The Republic of Congo's Minister of Hydrocarbons, Stev Simplice Onanga, has outlined an ambitious investment agenda following high-level discussions with the African Energy Chamber, centring on accelerating deal flow, strengthening the national oil company SNPC, enforcing local content requirements, and expanding the country's floating LNG capacity to establish Congo as a regional gas hub.
The FLNG expansion ambition is the most commercially significant signal for international service companies. Congo already hosts Africa's first operational FLNG unit — the Eni-operated Tango FLNG — and a second vessel, Likouala FLNG, has been in development. Minister Onanga's push to accelerate and expand this programme suggests that additional FLNG tranches or associated upstream gas development contracts could come to market in the near term. For a country where gas has historically been flared or reinjected due to limited monetisation infrastructure, FLNG offers the fastest route to export revenues without onshore pipeline dependency.
The minister's emphasis on fast-tracking deal flow points to a deliberate effort to compress the timeline between exploration acreage awards, development sanctions, and first production. Congo has struggled in recent years to attract the volume of upstream investment needed to offset declining output from mature fields, and Onanga's engagement with the African Energy Chamber signals a more proactive commercial posture. Brazzaville appears willing to negotiate terms and move decisions through the bureaucratic process faster than has historically been the case.
Local content policy is the third pillar of the minister's agenda, and it carries direct implications for how international contractors structure bids and partnerships. A tightened local content regime typically requires joint ventures with Congolese firms, local workforce quotas, and in-country procurement targets. Companies entering Congo's market — or re-entering after periods of inactivity — will need to map compliant partnership structures before submitting bids.

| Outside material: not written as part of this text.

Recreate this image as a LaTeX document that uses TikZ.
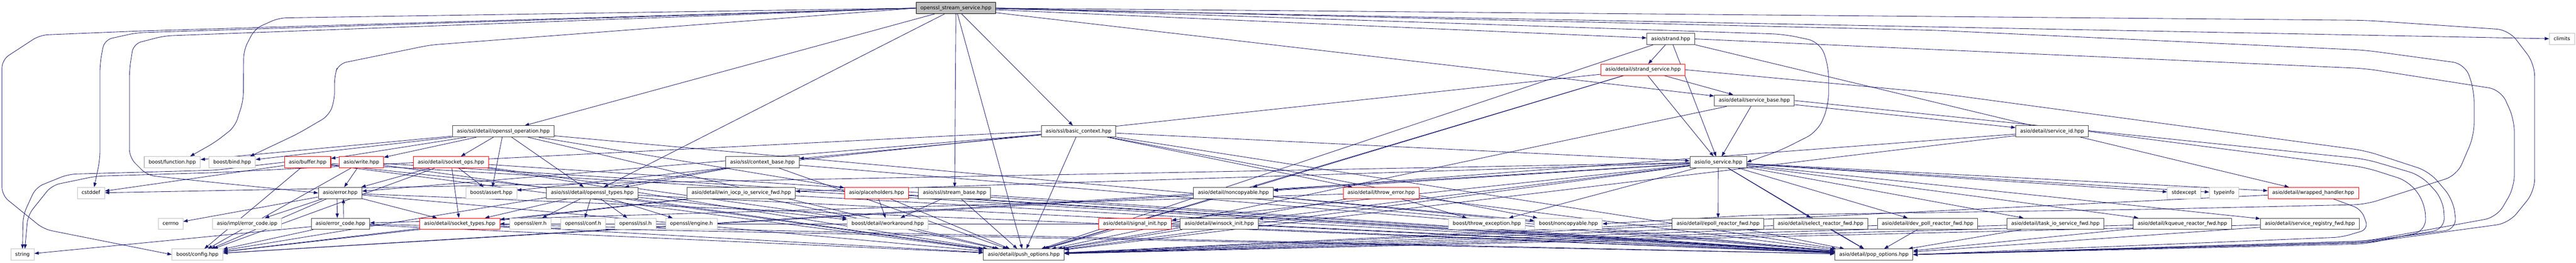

SNPC's strengthened role will likely mean the national company seeks greater technical and commercial involvement in new upstream and midstream projects, rather than functioning purely as a carried interest holder.
For Norwegian service companies, the combination of FLNG expansion and accelerated deal timelines creates a concrete near-term opportunity window. Congo's deepwater and ultra-deepwater acreage in the Congo Basin has subsea infrastructure requirements comparable to West African peers, and FLNG projects demand specialised mooring, offloading, and marine systems expertise. The local content push, while adding compliance complexity, also opens space for Norwegian firms to bring structured capacity-building offers — an approach that has worked well in Angola and Nigeria — as a differentiator during tender processes.